Exercise brief:
Your task is to reproduce, verbatim and without pictures, the lines from the opening of the listing through the line containing "import numpy as np".
***
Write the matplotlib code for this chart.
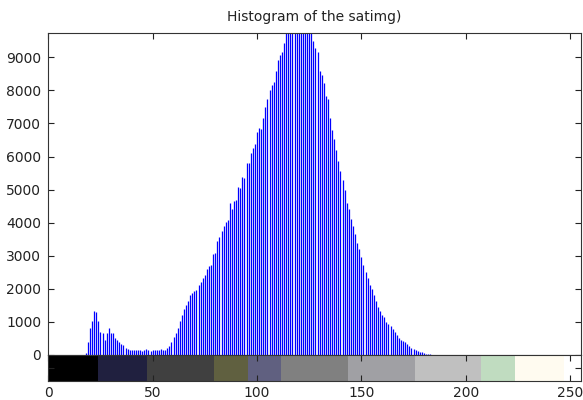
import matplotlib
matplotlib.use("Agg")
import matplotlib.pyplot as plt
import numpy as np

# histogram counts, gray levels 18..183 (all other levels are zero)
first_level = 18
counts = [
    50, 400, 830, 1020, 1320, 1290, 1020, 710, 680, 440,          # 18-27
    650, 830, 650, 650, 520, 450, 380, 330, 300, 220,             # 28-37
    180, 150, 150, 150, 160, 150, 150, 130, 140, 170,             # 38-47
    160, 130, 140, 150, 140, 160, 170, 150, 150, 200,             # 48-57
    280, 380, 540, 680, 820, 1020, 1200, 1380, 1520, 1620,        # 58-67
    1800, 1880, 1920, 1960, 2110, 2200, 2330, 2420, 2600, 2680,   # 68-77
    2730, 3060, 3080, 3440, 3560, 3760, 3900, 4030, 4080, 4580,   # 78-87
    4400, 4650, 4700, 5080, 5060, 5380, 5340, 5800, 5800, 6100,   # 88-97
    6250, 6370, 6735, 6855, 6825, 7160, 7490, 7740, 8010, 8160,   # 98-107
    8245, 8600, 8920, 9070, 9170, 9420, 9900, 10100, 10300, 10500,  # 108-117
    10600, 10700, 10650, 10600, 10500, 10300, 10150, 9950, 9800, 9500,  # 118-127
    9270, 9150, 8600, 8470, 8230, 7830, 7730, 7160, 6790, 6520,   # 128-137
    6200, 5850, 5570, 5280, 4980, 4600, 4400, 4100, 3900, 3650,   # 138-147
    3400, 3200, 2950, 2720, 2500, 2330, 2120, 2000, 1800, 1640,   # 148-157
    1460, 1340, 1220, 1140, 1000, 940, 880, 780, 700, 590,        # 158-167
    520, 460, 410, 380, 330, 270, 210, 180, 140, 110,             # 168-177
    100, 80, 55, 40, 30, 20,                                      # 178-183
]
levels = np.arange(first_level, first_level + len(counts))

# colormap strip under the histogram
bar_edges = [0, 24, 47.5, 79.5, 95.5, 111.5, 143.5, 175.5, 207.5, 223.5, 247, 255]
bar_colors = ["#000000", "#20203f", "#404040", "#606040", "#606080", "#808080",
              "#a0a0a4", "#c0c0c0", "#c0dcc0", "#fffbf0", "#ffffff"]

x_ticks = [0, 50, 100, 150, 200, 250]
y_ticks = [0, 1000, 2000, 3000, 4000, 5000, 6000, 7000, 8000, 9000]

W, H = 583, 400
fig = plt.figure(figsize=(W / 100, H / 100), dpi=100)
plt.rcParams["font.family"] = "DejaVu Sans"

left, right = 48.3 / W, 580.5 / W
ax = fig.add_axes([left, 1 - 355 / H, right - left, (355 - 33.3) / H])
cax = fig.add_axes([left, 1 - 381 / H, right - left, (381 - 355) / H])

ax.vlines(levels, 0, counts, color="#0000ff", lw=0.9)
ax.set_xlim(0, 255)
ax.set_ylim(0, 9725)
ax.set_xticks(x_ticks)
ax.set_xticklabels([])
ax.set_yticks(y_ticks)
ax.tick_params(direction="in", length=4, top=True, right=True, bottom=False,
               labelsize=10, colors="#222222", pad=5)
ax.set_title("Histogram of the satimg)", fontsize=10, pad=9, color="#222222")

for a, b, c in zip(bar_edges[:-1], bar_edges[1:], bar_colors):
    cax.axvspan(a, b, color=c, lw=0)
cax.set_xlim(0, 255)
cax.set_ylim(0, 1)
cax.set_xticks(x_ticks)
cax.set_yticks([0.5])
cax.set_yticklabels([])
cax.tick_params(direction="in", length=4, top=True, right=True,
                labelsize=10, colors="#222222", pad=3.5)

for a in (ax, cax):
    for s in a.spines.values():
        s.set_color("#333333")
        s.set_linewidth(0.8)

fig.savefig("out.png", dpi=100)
***
Output of the task:
Write the matplotlib code for this chart.
import matplotlib
matplotlib.use("Agg")
import matplotlib.pyplot as plt
import numpy as np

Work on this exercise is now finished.